Il n’est pas exclu que cette offrande passe par un don en argent. Cependant, ce n’est pas la quantité qui compte, mais, de savoir si nous avons réellement donné quelque chose de nous-mêmes. Jésus donne en exemple la pauvre veuve qui a mis deux piécettes dans le trésor du Temple alors que des gens riches mettaient de grosses sommes. Ceux- là n’ont pas vraiment donné quelque chose d’eux-mêmes, puisque c’était de l’argent qu’ils avaient en superflu, tandis que la veuve a pris de son indigence : « Elle a mis tout ce qu’elle avait pour vivre » (Lc 21, 4). C’est pourquoi elle a donné plus que tout le monde (cf. Lc 21,3).

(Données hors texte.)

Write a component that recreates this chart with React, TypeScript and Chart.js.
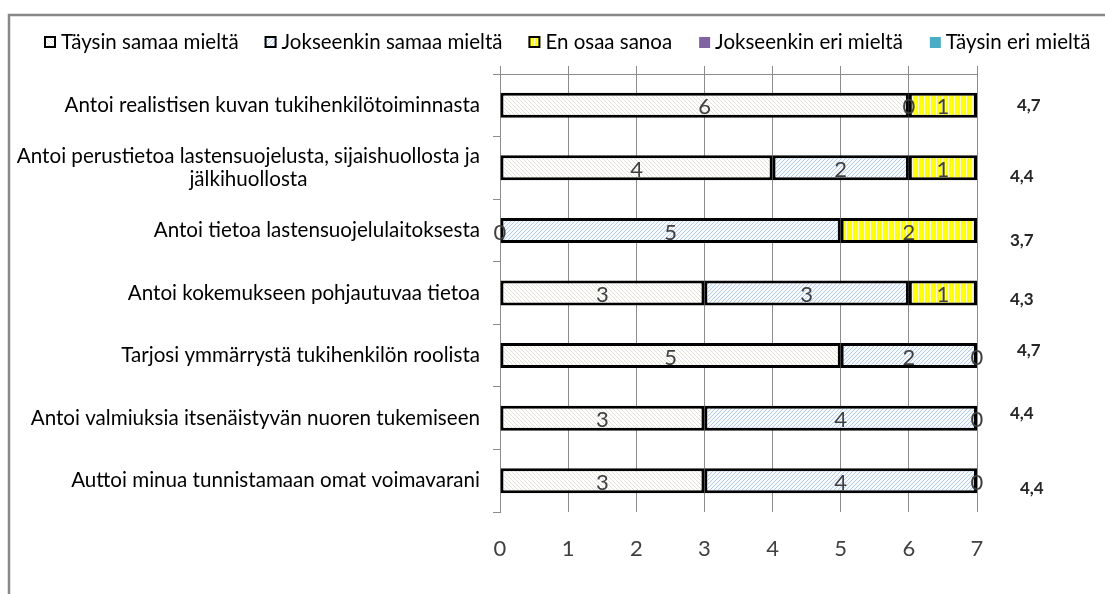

 L’ARGENT ET LES MOYENS DE LA CHARITÉ

Saint Paul n’a jamais succombé à la tentation de vendre ses prières, ni sa bénédiction ni même les grâces de Dieu. Par contre il n’a pas hésité à organiser une gigantesque quête en faveur des anciens de l’Église de Jérusalem qui étaient dans le besoin (Cf. 2 Co 8). C’est là que la collecte d’argent devient parfaitement légitime. Lorsqu’il s’agit de la charité, il ne faut pas lésiner sur les moyens : * Qui sème largement moissonnera aussi largement » (2 Co 9,6). Saint Paul a mobilisé sans concession les différentes Églises afin de subvenir largement aux besoins des anciens de Jérusalem.

Les fidèles chrétiens qui ont le sens du business doivent être profondément encouragés lorsqu’ils œuvrent à la promotion de l’homme. C’est d’abord par le travail que l’homme se développe et retrouve force et espérance. L’argent est nécessaire pour et retrouve force et espérance. L’argent est nécessaire pour investir et permettre à certaines personnes de se lancer dans la vie active. Dans cette perspective, l’argent devient un moyen précieux pour aider les personnes à retrouver espérance et à œuvrer dans ce monde pour le bien du Royaume de Dieu.